3. Increases innovation – According to PwC, a higher degree of trust in management is the characteristic that most clearly defines innovative companies.  This reflects the fact that higher trust companies tend to foster a creative culture that supports innovation, which in turn boost competitiveness. Companies that are clear on how they provide societal benefits create a trustworthy environment that is critical to developing and bringing new products and services to market. A culture of trust, removes the controls and allows people to the freedom to innovate and contribute.   According to a Deloitte survey, 80% of respondents from companies that have a strong sense of purpose say that their organisation encourage employees to innovate versus 35% of those in companies without a strong sense of purpose. 

4. Amplifies your talent attraction ability – Having a compelling sense of purpose is becoming more important for winning the best talent.  According to Deloitte’s Millennial Survey 2015, 60% of Millennial respondents reported that they chose to join their current employer in part because of the organisation’s “sense of purpose”.  In addition, 57% of respondents who perceived their organisation to have a “strong sense of purpose” reported a “high level of employee satisfaction” at their company versus only 23% of those who worked at an organisation without a strong sense of purpose.  

5. Improves Employee engagement –  One of the striking findings from a survey by Deloitte was that 73 percent of employees who say they work at a “purpose-driven” company are engaged, compared to a tiny 23 percent of those who don’t.

Tying it All Together

It doesn’t matter how much positive impact your organisation does for the world, if you don’t communicate this to your employees.  World class organisations understand the importance of actively involving employees to achieve business goals.  While at the same time communicating how each individual’s contribution relates to the outcome.  Organisations with established high-functioning workplace cultures are those who have an authentic and well-communicated purpose beyond recognition or profit.

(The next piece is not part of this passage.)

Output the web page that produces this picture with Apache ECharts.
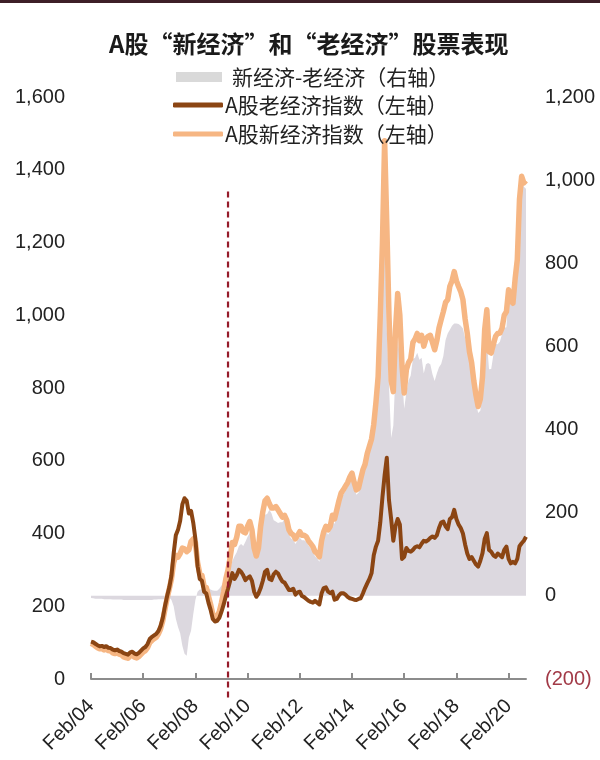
<!DOCTYPE html>
<html>
<head>
<meta charset="utf-8">
<script src="https://cdn.jsdelivr.net/npm/echarts@6/dist/echarts.min.js"></script>
<style>html,body{margin:0;padding:0;background:#fff}#c{width:600px;height:760px}</style>
</head>
<body>
<div id="c"></div>
<script>
// monthly observations, first month = Feb 2004
const startYear = 2004, startMonth = 2;

// A股老经济指数（左轴）
const oldEconomy = [
  103,101,97,93,90,91,88,90,86,85,
  81,79,81,77,75,71,69,67,73,75,
  70,68,72,78,84,88,96,110,116,120,
  124,132,146,168,200,228,252,285,345,395,
  410,435,480,497,490,455,462,430,385,310,
  275,270,240,235,210,190,165,158,160,168,
  185,205,228,248,270,291,275,285,300,295,
  285,272,278,282,270,240,226,235,250,270,
  295,300,275,272,288,295,290,278,268,265,
  255,245,245,248,232,238,240,228,225,220,
  215,212,210,215,210,205,235,250,252,240,
  236,240,218,220,230,236,236,232,226,222,
  220,218,217,220,222,235,250,263,275,291,
  340,364,380,430,500,560,608,492,440,380,
  420,440,425,330,336,360,352,350,355,362,
  365,362,372,380,378,382,388,392,388,395,
  415,430,433,420,412,440,445,465,440,425,
  415,400,370,345,330,335,325,315,309,325,
  346,385,401,355,350,340,336,345,340,335,
  355,364,330,318,322,318,330,365,373,380,
  391
];

// A股新经济指数（左轴）
const newEconomy = [
  98,95,90,86,83,84,80,82,78,77,
  72,70,72,68,66,61,59,57,63,65,
  60,58,62,68,74,78,86,100,106,111,
  115,124,138,160,192,222,248,275,320,340,
  335,345,360,358,350,355,378,385,375,320,
  290,285,255,252,228,205,178,170,172,185,
  210,240,275,300,335,375,370,390,420,420,
  405,402,420,433,410,360,338,360,420,460,
  490,497,482,470,470,474,465,455,445,450,
  437,410,400,396,385,395,405,395,395,391,
  380,372,364,350,345,336,380,405,420,410,
  420,450,440,465,490,511,520,530,540,555,
  566,540,520,525,550,575,590,620,640,660,
  700,760,830,1000,1200,1480,1250,1000,820,790,
  960,1060,1000,860,786,850,870,880,925,935,
  950,930,945,915,935,942,945,925,905,930,
  965,988,1010,1035,1043,1080,1095,1120,1095,1079,
  1065,1043,990,950,900,870,820,780,749,770,
  830,960,1015,900,896,920,942,950,951,965,
  1000,1010,1070,1040,1033,1100,1153,1318,1382,1364,
  1370
];

// 新经济-老经济（右轴）
const spread = [
  -5,-6,-7,-7,-7,-7,-8,-8,-8,-8,
  -9,-9,-9,-9,-9,-10,-10,-10,-10,-10,
  -10,-10,-10,-10,-10,-10,-10,-10,-10,-9,
  -9,-8,-8,-8,-8,-6,-4,-10,-25,-55,
  -75,-90,-120,-139,-144,-100,-84,-45,-10,10,
  15,15,15,17,18,15,13,12,12,17,
  25,35,47,52,65,84,95,105,120,125,
  120,130,142,151,140,120,112,125,170,190,
  195,197,207,198,182,179,175,177,177,185,
  171,147,138,135,125,134,140,134,134,130,
  121,114,107,95,90,82,121,143,156,147,
  156,182,173,195,217,235,243,252,261,274,
  284,261,243,248,270,291,304,331,348,366,
  401,453,515,663,838,920,642,508,380,410,
  540,620,575,530,450,490,518,530,570,573,
  585,568,573,535,557,560,557,533,517,535,
  550,558,577,615,631,640,650,655,655,654,
  650,643,620,605,570,535,495,465,440,445,
  484,575,614,545,546,580,606,605,611,630,
  645,646,740,722,711,782,823,953,1009,984,
  979
];

const tickLabels = ['Feb/04','Feb/06','Feb/08','Feb/10','Feb/12','Feb/14','Feb/16','Feb/18','Feb/20'];
const tickEvery = 24; // months between labelled ticks
// dashed divider (left-axis units), runs a little below the x axis
const divider = { month: '2009-05', top: 1340, bottom: -58 };

const seriesNames = ['新经济-老经济（右轴）', 'A股老经济指数（左轴）', 'A股新经济指数（左轴）'];

const categories = oldEconomy.map(function (_, i) {
  const m = startMonth - 1 + i;
  const y = startYear + Math.floor(m / 12);
  const mm = (m % 12) + 1;
  return y + '-' + String(mm).padStart(2, '0');
});

const COL_GRAY = '#dcd8df', COL_LEG_GRAY = '#d9d9d9', COL_OLD = '#8b4513', COL_NEW = '#f6b683';
const NUM_FONT = "'Liberation Sans', Arial, sans-serif";
const CJK_FONT = "'Noto Sans CJK SC', 'Liberation Sans', sans-serif";

function commas(v) { return String(Math.abs(v)).replace(/\B(?=(\d{3})+(?!\d))/g, ','); }
const showTick = function (idx) { return idx % tickEvery === 0; };

const chart = echarts.init(document.getElementById('c'), null, { renderer: 'canvas' });
chart.setOption({
  animation: false,
  backgroundColor: '#ffffff',
  graphic: [{ type: 'rect', left: 0, top: 0, shape: { width: 600, height: 3 }, style: { fill: '#3d1f27' } }],
  title: {
    text: 'A股“新经济”和“老经济”股票表现',
    left: 104, top: 27,
    textStyle: { fontSize: 24, fontWeight: 'bold', color: '#1a1a1a', fontFamily: CJK_FONT }
  },
  legend: [
    { data: [{ name: seriesNames[0], itemStyle: { color: COL_LEG_GRAY } }], left: 176, top: 65, padding: 0,
      itemWidth: 46, itemHeight: 10, icon: 'rect',
      textStyle: { fontSize: 21, color: '#222', fontFamily: CJK_FONT, lineHeight: 24, padding: [0, 0, 0, 5] } },
    { data: [seriesNames[1]], left: 173, top: 93, padding: 0, itemWidth: 50, itemHeight: 5, icon: 'roundRect',
      textStyle: { fontSize: 21, color: '#222', fontFamily: CJK_FONT, lineHeight: 24, padding: [0, 0, 0, -3] } },
    { data: [seriesNames[2]], left: 173, top: 122, padding: 0, itemWidth: 50, itemHeight: 5, icon: 'roundRect',
      textStyle: { fontSize: 21, color: '#222', fontFamily: CJK_FONT, lineHeight: 24, padding: [0, 0, 0, -3] } }
  ],
  grid: [
    { left: 91, right: 74, top: 97, bottom: 81, containLabel: false },
    { left: 91, right: 74, top: 97, bottom: 60, containLabel: false }
  ],
  xAxis: [
    {
      type: 'category', data: categories, boundaryGap: false, gridIndex: 0,
      axisLine: { lineStyle: { color: '#8c8c8c', width: 2 } },
      axisTick: { show: true, inside: true, length: 6, interval: showTick, lineStyle: { color: '#8c8c8c', width: 2 } },
      axisLabel: {
        interval: showTick, rotate: 45, margin: 24, fontSize: 20, color: '#222', fontFamily: NUM_FONT,
        formatter: function (v, idx) { return tickLabels[Math.round(idx / tickEvery)]; }
      },
      splitLine: { show: false }
    },
    { type: 'category', data: categories, boundaryGap: false, gridIndex: 1, show: false }
  ],
  yAxis: [
    { type: 'value', min: 0, max: 1600, interval: 200, position: 'left', gridIndex: 0,
      axisLine: { show: false }, axisTick: { show: false }, splitLine: { show: false },
      axisLabel: { fontSize: 20, color: '#222', margin: 26, fontFamily: NUM_FONT, formatter: function (v) { return commas(v); } } },
    { type: 'value', min: -200, max: 1200, interval: 200, position: 'right', gridIndex: 0,
      axisLine: { show: false }, axisTick: { show: false }, splitLine: { show: false },
      axisLabel: { fontSize: 20, margin: 19, fontFamily: NUM_FONT,
        color: function (v) { return Number(v) < 0 ? '#a23a47' : '#222'; },
        formatter: function (v) { return v < 0 ? '(' + commas(v) + ')' : commas(v); } } },
    { type: 'value', min: divider.bottom, max: 1600, gridIndex: 1, show: false }
  ],
  series: [
    { name: seriesNames[0], type: 'line', xAxisIndex: 0, yAxisIndex: 1, data: spread, showSymbol: false, symbol: 'none',
      color: COL_GRAY, lineStyle: { width: 0, color: COL_GRAY }, areaStyle: { color: COL_GRAY, opacity: 1 }, z: 1 },
    { name: seriesNames[2], type: 'line', xAxisIndex: 0, yAxisIndex: 0, data: newEconomy, showSymbol: false, symbol: 'none',
      color: COL_NEW, lineStyle: { width: 5.5, color: COL_NEW, join: 'round' }, z: 2 },
    { name: seriesNames[1], type: 'line', xAxisIndex: 0, yAxisIndex: 0, data: oldEconomy, showSymbol: false, symbol: 'none',
      color: COL_OLD, lineStyle: { width: 4, color: COL_OLD, join: 'round' }, z: 3 },
    { name: 'divider', type: 'line', xAxisIndex: 1, yAxisIndex: 2, silent: true, showSymbol: false, symbol: 'none',
      data: [[divider.month, divider.top], [divider.month, divider.bottom]],
      lineStyle: { color: '#961c2a', type: [6, 4], width: 2.2 }, z: 4 }
  ]
});
</script>
</body>
</html>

As a further benefit, crafting a clear purpose that contains both the how and why enable executives and senior managers to collectively focus their employees through a shared understanding and acceptance of the mission.  It’s much easier to communicate and direct behaviour, as well as guide strategic decision making when everyone is clear on the purpose.

Without an inspiring purpose, organisations tend to fall into the illusive trap of focusing on the bottom line with profits being more important than purpose.  

Company leaders who fail to inspire their employees to rally behind their company’s purpose are sacrificing a golden opportunity to attract and retain top talent, improve stakeholder trust and confidence levels and to make it easier for employees to make business decisions that contribute to meeting the company’s long-term objectives.  

That’s why all the great business leaders of our time from Steve Jobs, Bill Gates right through to Richard Branson have always been so maniacally focused on their purpose.